Das ist einer der Gründe, warum ich bei den Nähten jeden Anspruch fahren lasse. Meine Handnähte sind furchtbar. :schock1 Aber ich darf das, ich bin ja ein GroMi. :D
 
Also, ich oute mich mal. Meine Strohsäcke sind maschinengenäht :schaem . Sie mussten damals ganz schnell fertig und nichts hält länger, als ein Provisorium ;) Aber doof finde ich das trotzdem. Umgekehrt habe ich meinen Mann mal vor Jahren dabei erwischt, wie er an einer nicht sichtbaren Stelle eine Schraube eindrehen wollte. Nachdem ich gemeckert habe und er zurückgemeckert hat :D , erzählte er mir zwei Tage später, dass er jetzt Holzdübel eingebaut hat und die beiden nichtsichtbaren Schrauben in der alten Bank aus Gromizeiten hatte er auch gleich ausgetauscht. Geht doch :D
 
:schock1 Bügeln ??? :schock1 Gabs das denn damals auch schon? :zunge Ne ich bügel meine Gewandung nicht. Und ich gebe zu dass ich gemogelt habe.

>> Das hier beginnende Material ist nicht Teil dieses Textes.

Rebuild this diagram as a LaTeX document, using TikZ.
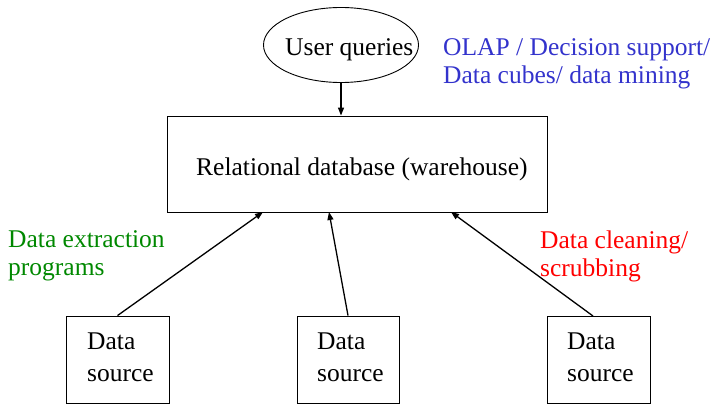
\documentclass[tikz,border=0pt]{standalone}
\usepackage{fontspec}
\setmainfont{Liberation Serif}
\newfontfamily\tms{Liberation Serif}
\usetikzlibrary{shapes.geometric,arrows.meta}
\definecolor{olapblue}{RGB}{51,51,204}
\definecolor{extgreen}{RGB}{0,136,0}
\definecolor{cleanred}{RGB}{255,0,0}
\tikzset{
  box/.style={draw,line width=0.9pt,inner sep=0pt},
  lbl/.style={font=\tms\fontsize{25.5}{28}\selectfont,inner sep=0pt,anchor=west,align=left},
  dsl/.style={font=\tms\fontsize{25.5}{32}\selectfont,inner sep=0pt,anchor=west,align=left},
  conn/.style={line width=1.3pt,-{Triangle[length=8pt,width=6pt]}}
}
\begin{document}
\begin{tikzpicture}[x=1pt,y=-1pt]
\useasboundingbox (0,0) rectangle (714,406);
\node[draw,ellipse,line width=0.9pt,minimum width=155pt,minimum height=75pt,inner sep=0pt] (uq) at (341,45) {};
\node[lbl] (uqt) at (285,50) {User queries};
\node[box,minimum width=380pt,minimum height=96pt] (main) at (357,164) {};
\node[lbl] (maint) at (196,169) {Relational database (warehouse)};
\node[box,minimum width=103pt,minimum height=87pt] (ds1) at (117.5,359.5) {};
\node[box,minimum width=102pt,minimum height=87pt] (ds2) at (348,359.5) {};
\node[box,minimum width=103pt,minimum height=87pt] (ds3) at (598.5,359.5) {};
\node[dsl] (ds1t) at (87,357.5) {Data\\source};
\node[dsl] (ds2t) at (317,357.5) {Data\\source};
\node[dsl] (ds3t) at (567,357.5) {Data\\source};
\node[lbl,text=olapblue] (olap) at (443,63.5) {OLAP / Decision support/\\Data cubes/ data mining};
\node[lbl,text=extgreen] (ext) at (8,256) {Data extraction\\programs};
\node[lbl,text=cleanred] (clean) at (540,256) {Data cleaning/\\scrubbing};
\coordinate (a1) at (263,212);
\coordinate (a2) at (329,212);
\coordinate (a3) at (451,212);
\coordinate (s3) at (593,316);
\draw[conn] (uq.south) -- (uq.south |- main.north);
\draw[conn] (ds1.north) -- (a1);
\draw[conn] (ds2.north) -- (a2);
\draw[conn] (s3) -- (a3);
\end{tikzpicture}
\end{document}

Mein aller erstes Unterkleid dass ich Euch hier gezeigt habe ist komplett Handgenäht ! Doch das zweite nur die Hauptnaht den rest mit Hand. Und die Kleider von meinem Sohn bis auf die dicke Tunika sind alle mit Maschine gemacht. So nun habe ich mich geoutet. Wenn ich alles per Hand machen müsste ... dann bin ichin 5 JAhren nicht fertig und bis Pfingsten ist es nicht mehr lange :schaem
 
Alles selber machen ist nicht "A" deshalb kaufe ich manche Dinge oder lasse diese anfertigen. Ich hätte eher bei machen Darstellungen ein dummes Gefühl, wenn alles selber gemacht wurde. Und im Mittelalter gab es auch Leute die nicht alles konnten, deshalb ging man ja dann auch zum Schuster, Kerzenzieher, Nestler, Weber, Färber, Schmied uvm. Sicher macht es Spass, Dinge selbst herzustellen, aber es gibt auch Grenzen. Wenn ich bedenke was man alles für die Produktion besorgen müsste, bzw. Arbeittechniken erlernen, dann ist ein gekauftes extra angefertigtes Produkt oftmals billiger. Übrigens beim nähen wird eine Bienenwachskerze angezündet, falls mal wieder die dumme Frage kommt "Und auch bei Kerzenlicht genäht?" So kann man ruhigen Gewissen sagen "Ja" .
 
Alles selber machen ist nicht "A" deshalb kaufe ich manche Dinge oder lasse diese anfertigen. ... Und im Mittelalter gab es auch Leute die nicht alles konnten, deshalb ging man ja dann auch zum Schuster, Kerzenzieher, Nestler, Weber, Färber, Schmied uvm.
Ich habe auch garnicht den Anspruch,alles selber zu machen und dann am Besten noch "A",was oft schlicht nicht möglich ist,weil sogar viele Darstellungen aus der Epoche "geschönt" sind. Meine erste Tunika (Oberbekleidung) wird wohl aus einem festeren Leinen sein,denn selber nähen kann ich nur sehr schlecht und wenn ich die Tunika kaufe,dann auf gar keinen Fall ein Exemplar aus Baumwolle--soviel "A" muss (!) sein. Aber ich habe kein Problem,mir eine Tunika zu erstehen und dann lieber Zeit und Geld in die Eigenherstellung von Beuteln,einer Wachstafel usw. zu investieren.